WORK INSTRUCTIONS | Print, word for word, every line from the beginning of the listing up to and including the line with "1-420.6/487, (718.3-115.7)/735, (420.6-92.6)/487])". Pictures are to be excluded.

DATA SECTION |
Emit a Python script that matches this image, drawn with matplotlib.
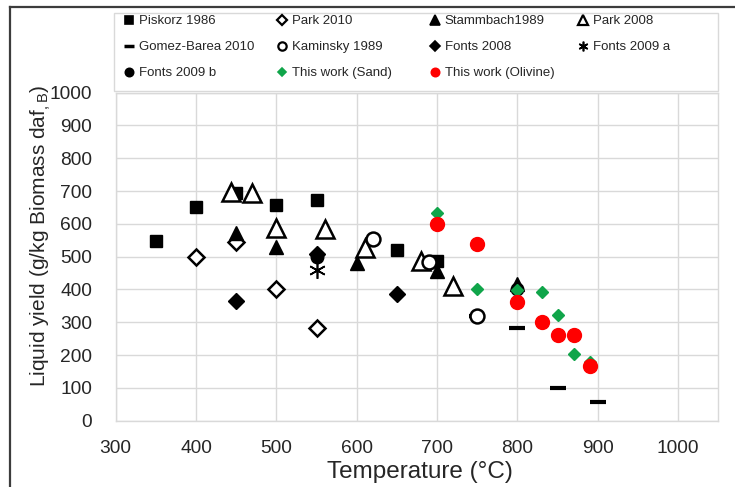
import matplotlib
matplotlib.use('Agg')
import matplotlib.pyplot as plt
from matplotlib.lines import Line2D

plt.rcParams['font.family'] = ['Liberation Sans', 'DejaVu Sans']
plt.rcParams['mathtext.fontset'] = 'custom'
plt.rcParams['mathtext.rm'] = 'Liberation Sans'
plt.rcParams['mathtext.it'] = 'Liberation Sans'

# ---- data (temperature in °C, liquid yield in g/kg) ----
piskorz_T = [350, 400, 450, 500, 550, 650, 700]
piskorz_y = [548, 652, 693, 658, 672, 519, 487]

park2010_T = [400, 450, 500, 550]
park2010_y = [500, 545, 400, 281]

stamm_T = [450, 500, 600, 700, 800]
stamm_y = [573, 528, 481, 456, 415]

park2008_T = [444, 470, 500, 560, 610, 680, 720]
park2008_y = [698, 693, 586, 583, 525, 487, 410]

gomez_T = [750, 800, 850, 900]
gomez_y = [318, 281, 98, 58]

kamin_T = [620, 690, 750]
kamin_y = [553, 485, 320]

fonts08_T = [450, 550, 650]
fonts08_y = [365, 507, 385]

fonts09a_T = [550]
fonts09a_y = [459]

fonts09b_T = [550, 800]
fonts09b_y = [498, 402]

sand_T = [700, 750, 800, 830, 850, 870, 890]
sand_y = [634, 400, 398, 393, 321, 203, 180]

olivine_T = [700, 750, 800, 830, 850, 870, 890]
olivine_y = [598, 538, 363, 300, 261, 261, 167]

green = '#10a54a'
red = '#ff0000'
txt = '#262626'

fig = plt.figure(figsize=(7.35, 4.87), dpi=100)
ax = fig.add_axes([115.7/735, 1-420.6/487, (718.3-115.7)/735, (420.6-92.6)/487])

ax.plot(piskorz_T, piskorz_y, ls='none', marker='s', ms=8.5, color='black')
ax.plot(park2010_T, park2010_y, ls='none', marker='D', ms=8, mfc='white', mec='black', mew=1.8)
ax.plot(stamm_T, stamm_y, ls='none', marker='^', ms=9.5, color='black')
ax.plot(park2008_T, park2008_y, ls='none', marker='^', ms=13, mfc='white', mec='black', mew=1.8)
ax.plot(gomez_T, gomez_y, ls='none', marker='_', ms=11, mec='black', mew=3)
ax.plot(kamin_T, kamin_y, ls='none', marker='o', ms=10, mfc='white', mec='black', mew=1.8)
ax.plot(fonts08_T, fonts08_y, ls='none', marker='D', ms=8, color='black')
ax.plot(fonts09a_T, fonts09a_y, ls='none', marker=(6, 2, 0), ms=12, mec='black', mew=1.2)
ax.plot(fonts09b_T, fonts09b_y, ls='none', marker='o', ms=9, color='black')
ax.plot(sand_T, sand_y, ls='none', marker='D', ms=6, color=green)
ax.plot(olivine_T, olivine_y, ls='none', marker='o', ms=10, color=red)

ax.set_xlim(300, 1050)
ax.set_ylim(0, 1000)
ax.set_xticks(range(300, 1001, 100))
ax.set_yticks(range(0, 1001, 100))
ax.grid(True, color='#d9d9d9', lw=1)
ax.set_axisbelow(True)
for s in ax.spines.values():
    s.set_color('#d9d9d9')
    s.set_linewidth(1)
ax.tick_params(length=0, labelsize=13.8, labelcolor=txt)
ax.tick_params(axis='y', pad=17)
ax.tick_params(axis='x', pad=14)

ax.set_xlabel('Temperature (°C)', fontsize=17.5, color=txt)
ax.xaxis.set_label_coords(0.505, (420.6-472)/328, transform=ax.transAxes)
ax.xaxis.label.set_va('center')
ax.set_ylabel('Liquid yield (g/kg Biomass daf$_{,\\mathrm{B}}$)', fontsize=15, color=txt)
ax.yaxis.set_label_coords((41-115.7)/602.6, (420.6-236)/328, transform=ax.transAxes)
ax.yaxis.label.set_va('center')

# ---- legend : frame + 4 columns ----
def h(marker, ms, fc, ec, mew=1.2):
    return Line2D([], [], ls='none', marker=marker, ms=ms, mfc=fc, mec=ec, mew=mew)

cols = [
    [(h('s', 6, 'black', 'black'), 'Piskorz 1986'),
     (h('_', 7, 'black', 'black', 2.5), 'Gomez-Barea 2010'),
     (h('o', 6, 'black', 'black'), 'Fonts 2009 b')],
    [(h('D', 5, 'white', 'black', 1.6), 'Park 2010'),
     (h('o', 6, 'white', 'black', 1.6), 'Kaminsky 1989'),
     (h('D', 4.5, green, green), 'This work (Sand)')],
    [(h('^', 6.5, 'black', 'black'), 'Stammbach1989'),
     (h('D', 5, 'black', 'black'), 'Fonts 2008'),
     (h('o', 6, red, red), 'This work (Olivine)')],
    [(h('^', 7, 'white', 'black', 1.6), 'Park 2008'),
     (h((6, 2, 0), 7, 'black', 'black', 1.2), 'Fonts 2009 a')],
]
col_x = [124, 277, 430, 578]
for cx, items in zip(col_x, cols):
    leg = fig.legend([i[0] for i in items], [i[1] for i in items],
                     loc='upper left', bbox_to_anchor=(cx/735, 1-15/487),
                     frameon=False, fontsize=9.5, labelcolor=txt,
                     handlelength=0.8, handletextpad=0.3, labelspacing=1.05,
                     borderpad=0, borderaxespad=0)

fig.add_artist(plt.Rectangle((114.3/735, 1-90.7/487), (718.3-114.3)/735, (90.7-13.3)/487,
                             transform=fig.transFigure, fill=False, ec='#d9d9d9', lw=1))

# outer border of the chart area
fig.add_artist(Line2D([10/735, 10/735], [0, 1-6.7/487], transform=fig.transFigure, color='#3c3c3c', lw=1.6))
fig.add_artist(Line2D([10/735, 1], [1-6.7/487, 1-6.7/487], transform=fig.transFigure, color='#3c3c3c', lw=1.6))

fig.savefig('out.png', dpi=100)
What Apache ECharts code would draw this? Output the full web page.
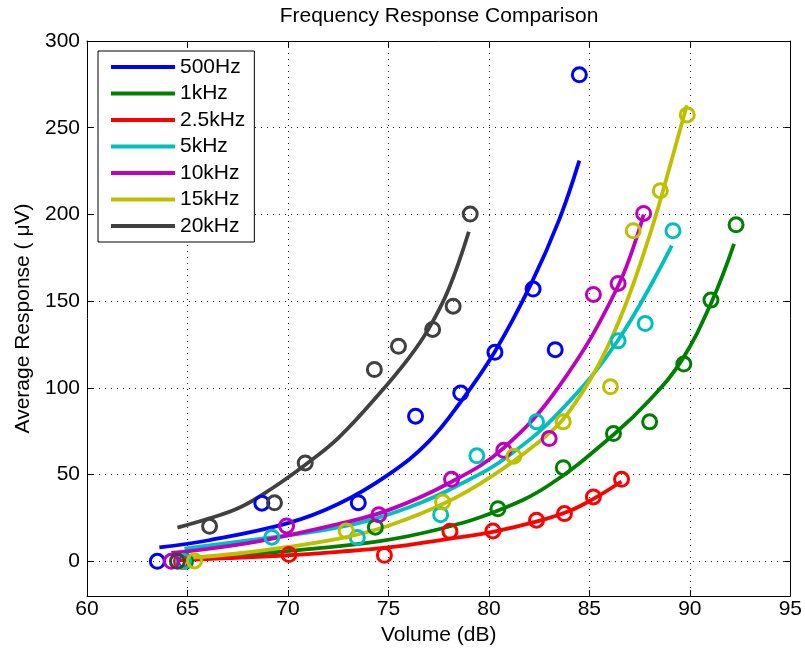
<!DOCTYPE html>
<html>
<head>
<meta charset="utf-8">
<title>Frequency Response Comparison</title>
<script src="https://cdn.jsdelivr.net/npm/echarts@6/dist/echarts.min.js"></script>
<style>
  html, body { margin: 0; padding: 0; background: #fff; }
  #chart { width: 805px; height: 652px; }
</style>
</head>
<body>
<div id="chart"></div>
<script>
const names = ['500Hz', '1kHz', '2.5kHz', '5kHz', '10kHz', '15kHz', '20kHz'];
const colors = ['#0000ff', '#008000', '#ff0000', '#00bfbf', '#bf00bf', '#bfbf00', '#404040'];

const pts500Hz = [[63.5, 0], [68.7, 33.5], [73.5, 33.8], [76.35, 83.7], [78.6, 97], [80.3, 120.5], [82.2, 157], [83.3, 122], [84.5, 280.5]];
const pts1kHz = [[64.9, 0], [74.35, 19.7], [80.45, 30.3], [83.7, 54], [86.2, 73.7], [88.0, 80.4], [89.7, 113.7], [91.05, 150.6], [92.3, 194]];
const pts2500Hz = [[64.7, 0], [70.05, 3.9], [74.8, 3.5], [78.06, 17.3], [80.2, 17.5], [82.37, 23.7], [83.76, 27.5], [85.2, 37.1], [86.6, 47.3]];
const pts5kHz = [[64.8, 0], [69.2, 13.9], [73.45, 13.7], [77.6, 26.9], [79.4, 60.8], [82.37, 80.4], [86.43, 127.1], [87.78, 137.1], [89.16, 190.6]];
const pts10kHz = [[64.2, 0], [69.93, 20.4], [74.52, 26.9], [78.14, 47.3], [80.74, 64], [83.0, 70.8], [85.2, 153.9], [86.43, 160.2], [87.7, 200.6]];
const pts15kHz = [[65.35, 0.2], [72.9, 17.5], [77.7, 34.2], [81.24, 60.6], [83.7, 80.4], [86.05, 100.6], [87.18, 190.6], [88.53, 213.7], [89.87, 257.4]];
const pts20kHz = [[64.5, 0], [66.1, 20.2], [69.33, 33.7], [70.86, 56.7], [74.3, 110.6], [75.5, 124], [77.2, 133.7], [78.22, 147.1], [79.07, 200.2]];

// --- fitted curves ---
const fit500Hz = [[63.6, 8], [66, 12], [70, 22], [72.5, 33], [75, 50], [77, 69], [78.6, 92], [80.3, 121], [82.1, 160], [83.5, 197], [84.5, 231]];
const fit1kHz = [[64.9, 1.5], [68, 4], [71, 7], [74.5, 11.5], [77.5, 18.5], [80.4, 29], [83, 44], [86.2, 73], [88, 93], [89.6, 116], [91.1, 150], [92.2, 183]];
const fit2500Hz = [[64.5, 0.5], [67, 1.8], [70, 3.5], [72.5, 5.5], [75, 8], [78, 13], [80.2, 17], [82.4, 23], [84, 29], [85.2, 36], [86.6, 46]];
const fit5kHz = [[64.85, 7.3], [68, 12], [72.5, 19.5], [76, 31], [79, 47], [81, 61], [83.5, 86], [86.4, 127], [89.1, 182]];
const fit10kHz = [[64.2, 4.8], [68, 10.5], [72.5, 21.5], [75, 29.5], [78, 45], [80.7, 65], [83.5, 101], [86.4, 158], [87.7, 200]];
const fit15kHz = [[65.1, 2], [67.5, 4.5], [70, 8.3], [72.9, 14], [75, 20.5], [77.7, 33], [80, 48], [82.5, 69], [83.7, 82], [85, 104], [86, 126], [87, 154], [88, 188], [88.6, 211], [89.85, 263]];
const fit20kHz = [[64.5, 19.4], [66.1, 24.8], [67.6, 31], [69.2, 42], [70.9, 56], [72.5, 71], [74.5, 96], [76, 117], [77, 134], [78, 157], [79, 190]];

const pointSets = [pts500Hz, pts1kHz, pts2500Hz, pts5kHz, pts10kHz, pts15kHz, pts20kHz];
const fitSets = [fit500Hz, fit1kHz, fit2500Hz, fit5kHz, fit10kHz, fit15kHz, fit20kHz];

const yTicks = [0, 50, 100, 150, 200, 250, 300];

const FONT = 'Liberation Sans';

// --- build series ---
const series = [];
names.forEach((name, i) => {
    series.push({
        name: name,
        type: 'line',
        data: fitSets[i],
        symbol: 'none',
        smooth: 0.4,
        lineStyle: { color: colors[i], width: 3.8, cap: 'butt' },
        itemStyle: { color: colors[i] },
        z: 2
    });
});
names.forEach((name, i) => {
    series.push({
        name: name + ' data',
        type: 'scatter',
        data: pointSets[i],
        symbol: 'circle',
        symbolSize: 14,
        itemStyle: { color: 'rgba(0,0,0,0)', borderColor: colors[i], borderWidth: 3, opacity: 1 },
        z: 3
    });
});

const chart = echarts.init(document.getElementById('chart'));

const gridStyle = { show: true, lineStyle: { color: '#222', type: [1, 5], width: 1 } };

chart.setOption({
    animation: false,
    backgroundColor: '#fff',
    textStyle: { fontFamily: FONT },
    title: {
        text: 'Frequency Response Comparison',
        left: 439,
        top: 6,
        textAlign: 'center',
        padding: 0,
        textStyle: { fontFamily: FONT, fontSize: 21, fontWeight: 'normal', color: '#000' }
    },
    grid: { left: 87, right: 14, top: 41, bottom: 56 },
    legend: {
        data: names,
        orient: 'vertical',
        left: 98,
        top: 51,
        icon: 'rect',
        itemWidth: 64,
        itemHeight: 4,
        itemGap: 4.5,
        padding: [5, 9, 5, 13],
        borderColor: '#000',
        borderWidth: 1,
        backgroundColor: '#fff',
        textStyle: { fontFamily: FONT, fontSize: 21, lineHeight: 22, color: '#000' },
        z: 10
    },
    xAxis: [{
        type: 'value',
        min: 60, max: 95, interval: 5,
        position: 'bottom',
        name: 'Volume (dB)',
        nameLocation: 'middle',
        nameGap: 28,
        nameTextStyle: { fontFamily: FONT, fontSize: 21, color: '#000' },
        axisLine: { show: true, onZero: false, lineStyle: { color: '#000', width: 1 } },
        axisTick: { show: true, inside: true, length: 6, lineStyle: { color: '#000' } },
        axisLabel: { fontFamily: FONT, fontSize: 21, color: '#000', margin: 3 },
        splitLine: gridStyle
    }, {
        type: 'value',
        min: 60, max: 95, interval: 5,
        position: 'top',
        axisLine: { show: true, onZero: false, lineStyle: { color: '#000', width: 1 } },
        axisTick: { show: true, inside: true, length: 6, lineStyle: { color: '#000' } },
        axisLabel: { show: false },
        splitLine: { show: false }
    }],
    yAxis: [{
        type: 'value',
        min: -20, max: 300,
        position: 'left',
        name: 'Average Response ( \u03bcV)',
        nameLocation: 'middle',
        nameGap: 53,
        nameTextStyle: { fontFamily: FONT, fontSize: 21, color: '#000' },
        axisLine: { show: true, onZero: false, lineStyle: { color: '#000', width: 1 } },
        axisTick: { show: true, inside: true, length: 6, customValues: yTicks, lineStyle: { color: '#000' } },
        axisLabel: { fontFamily: FONT, fontSize: 21, color: '#000', margin: 7, customValues: yTicks },
        splitLine: gridStyle
    }, {
        type: 'value',
        min: -20, max: 300,
        position: 'right',
        axisLine: { show: true, onZero: false, lineStyle: { color: '#000', width: 1 } },
        axisTick: { show: true, inside: true, length: 6, customValues: yTicks, lineStyle: { color: '#000' } },
        axisLabel: { show: false, customValues: yTicks },
        splitLine: { show: false }
    }],
    series: series
});
</script>
</body>
</html>
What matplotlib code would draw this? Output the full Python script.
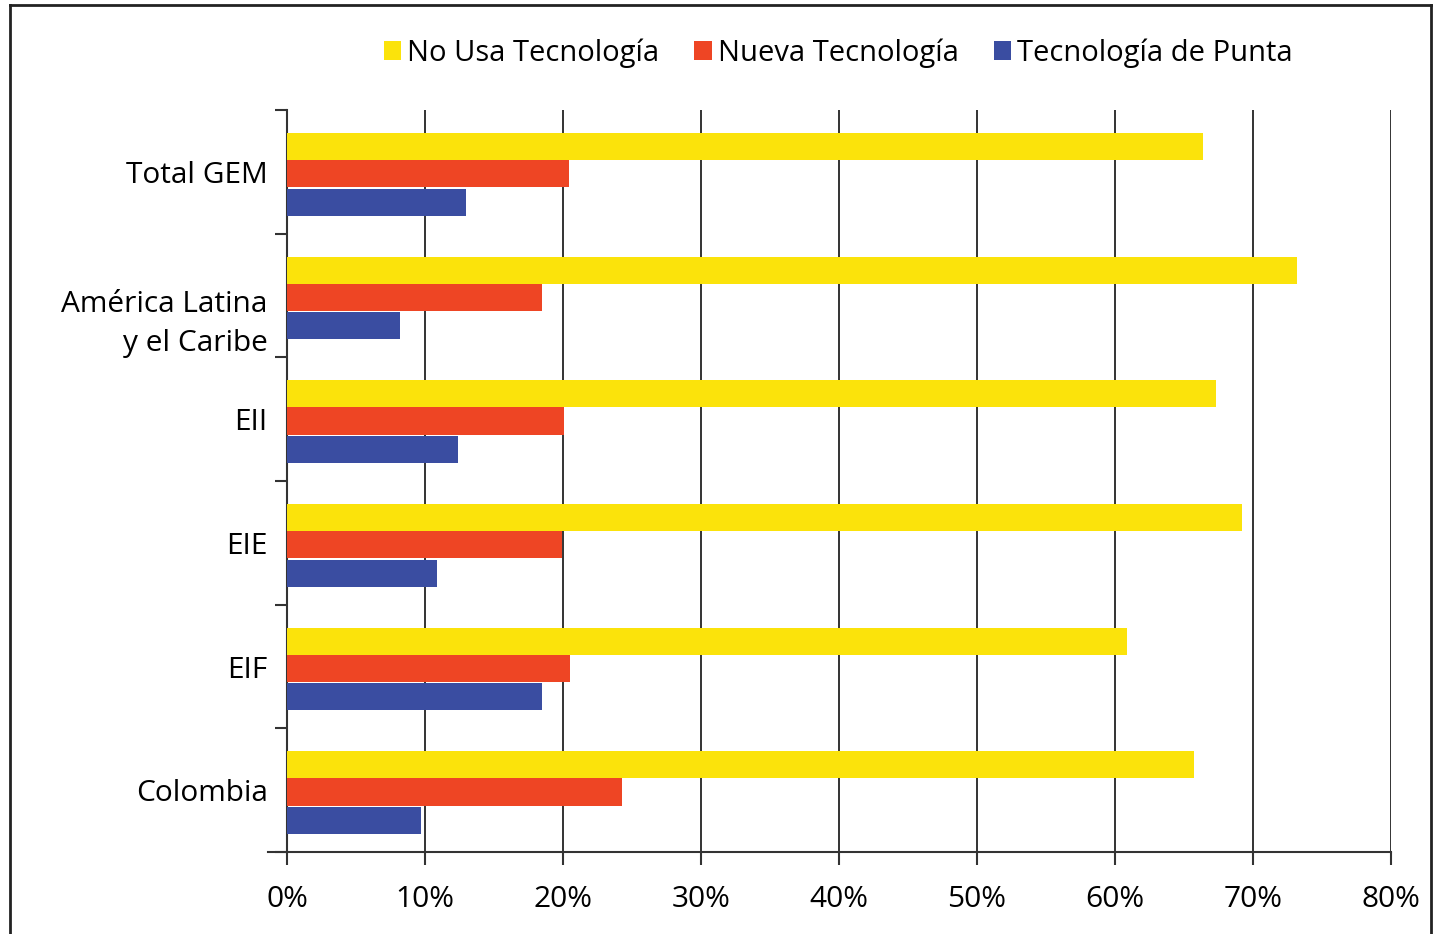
import numpy as np
import matplotlib.pyplot as plt
from matplotlib.lines import Line2D
from matplotlib.transforms import ScaledTranslation

plt.rcParams['font.family'] = ['Open Sans', 'DejaVu Sans']

# data (percent)
categorias = ['Total GEM', 'América Latina\ny el Caribe', 'EII', 'EIE', 'EIF', 'Colombia']
series = ['No Usa Tecnología', 'Nueva Tecnología', 'Tecnología de Punta']
no_usa = [66.4, 73.2, 67.3, 69.2, 60.9, 65.7]
nueva = [20.4, 18.5, 20.1, 19.9, 20.5, 24.3]
punta = [13.0, 8.2, 12.4, 10.9, 18.5, 9.7]
colores = ['#FBE30B', '#EE4524', '#3A4DA1']

fig = plt.figure(figsize=(14.33, 9.34), dpi=100)
ax = fig.add_axes([0.2003, 0.0878, 0.7704, 0.7944])

y = np.arange(len(categorias))
h = 0.22
offs = [-0.205, 0.015, 0.245]
for vals, off, c, name in zip([no_usa, nueva, punta], offs, colores, series):
    ax.barh(y + off, vals, height=h, color=c, label=name, zorder=3)

ax.set_xlim(0, 80)
ax.set_ylim(len(categorias) - 0.5, -0.5)

ax.set_xticks(np.arange(0, 81, 10))
ax.set_xticklabels([f'{v}%' for v in range(0, 81, 10)], fontsize=21.5)
ax.tick_params(axis='x', length=9, width=1.5, pad=15, color='#333333')
ax.grid(axis='x', color='#333333', linewidth=1.4, zorder=0)

ax.set_yticks(y)
ax.set_yticklabels(categorias, fontsize=21.5, linespacing=1.45)
ax.set_yticks(np.arange(-0.5, len(categorias)), minor=True)
ax.tick_params(axis='y', which='major', length=0, pad=14)
ax.tick_params(axis='y', which='minor', length=9, width=1.5, color='#333333')

# two-line label sits a little lower in the original
lbl = ax.get_yticklabels()[1]
lbl.set_transform(lbl.get_transform() + ScaledTranslation(0, -0.2, fig.dpi_scale_trans))

for s in ['top', 'right']:
    ax.spines[s].set_visible(False)
for s in ['left', 'bottom']:
    ax.spines[s].set_color('#333333')
    ax.spines[s].set_linewidth(1.5)
ax.plot([-0.017, 0], [0, 0], transform=ax.transAxes, color='#333333',
        linewidth=1.5, clip_on=False)

fig.legend(loc='center', bbox_to_anchor=(0.585, 0.943), ncol=3, frameon=False,
           fontsize=21, handlelength=0.6, handleheight=0.6, handletextpad=0.2,
           columnspacing=1.2)

# outer frame
fig.add_artist(Line2D([0.007, 0.007], [0, 0.9946], color='#222222', linewidth=2))
fig.add_artist(Line2D([0.007, 0.9986], [0.9946, 0.9946], color='#222222', linewidth=2))
fig.add_artist(Line2D([0.9986, 0.9986], [0, 0.9946], color='#222222', linewidth=2))

fig.savefig('out.png', dpi=100)
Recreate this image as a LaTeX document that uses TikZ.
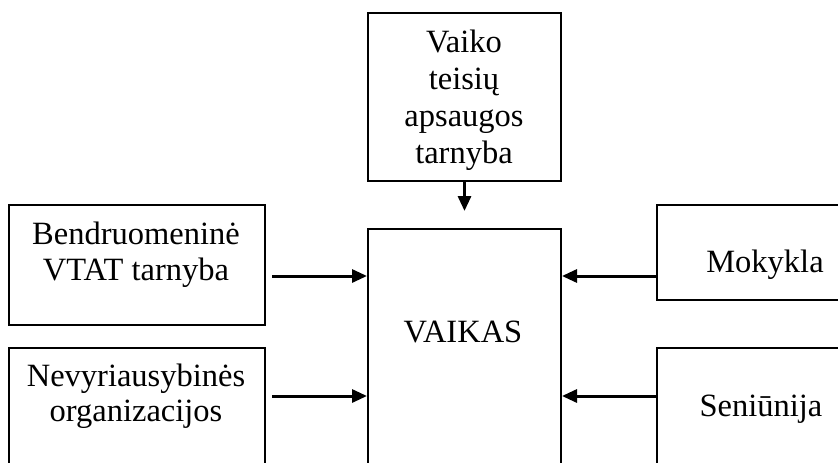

WRITTEN RESPONSE |
Emit a Python script that matches this image, drawn with matplotlib.
import matplotlib
matplotlib.use('Agg')
import matplotlib.pyplot as plt
from matplotlib.lines import Line2D

plt.rcParams['font.family'] = ['Liberation Sans', 'DejaVu Sans']
plt.rcParams['mathtext.fontset'] = 'custom'
plt.rcParams['mathtext.rm'] = 'Liberation Sans'
plt.rcParams['mathtext.it'] = 'Liberation Sans'

# ---- data (temperature in °C, liquid yield in g/kg) ----
piskorz_T = [350, 400, 450, 500, 550, 650, 700]
piskorz_y = [548, 652, 693, 658, 672, 519, 487]

park2010_T = [400, 450, 500, 550]
park2010_y = [500, 545, 400, 281]

stamm_T = [450, 500, 600, 700, 800]
stamm_y = [573, 528, 481, 456, 415]

park2008_T = [444, 470, 500, 560, 610, 680, 720]
park2008_y = [698, 693, 586, 583, 525, 487, 410]

gomez_T = [750, 800, 850, 900]
gomez_y = [318, 281, 98, 58]

kamin_T = [620, 690, 750]
kamin_y = [553, 485, 320]

fonts08_T = [450, 550, 650]
fonts08_y = [365, 507, 385]

fonts09a_T = [550]
fonts09a_y = [459]

fonts09b_T = [550, 800]
fonts09b_y = [498, 402]

sand_T = [700, 750, 800, 830, 850, 870, 890]
sand_y = [634, 400, 398, 393, 321, 203, 180]

olivine_T = [700, 750, 800, 830, 850, 870, 890]
olivine_y = [598, 538, 363, 300, 261, 261, 167]

green = '#10a54a'
red = '#ff0000'
txt = '#262626'

fig = plt.figure(figsize=(7.35, 4.87), dpi=100)
ax = fig.add_axes([115.7/735, 1-420.6/487, (718.3-115.7)/735, (420.6-92.6)/487])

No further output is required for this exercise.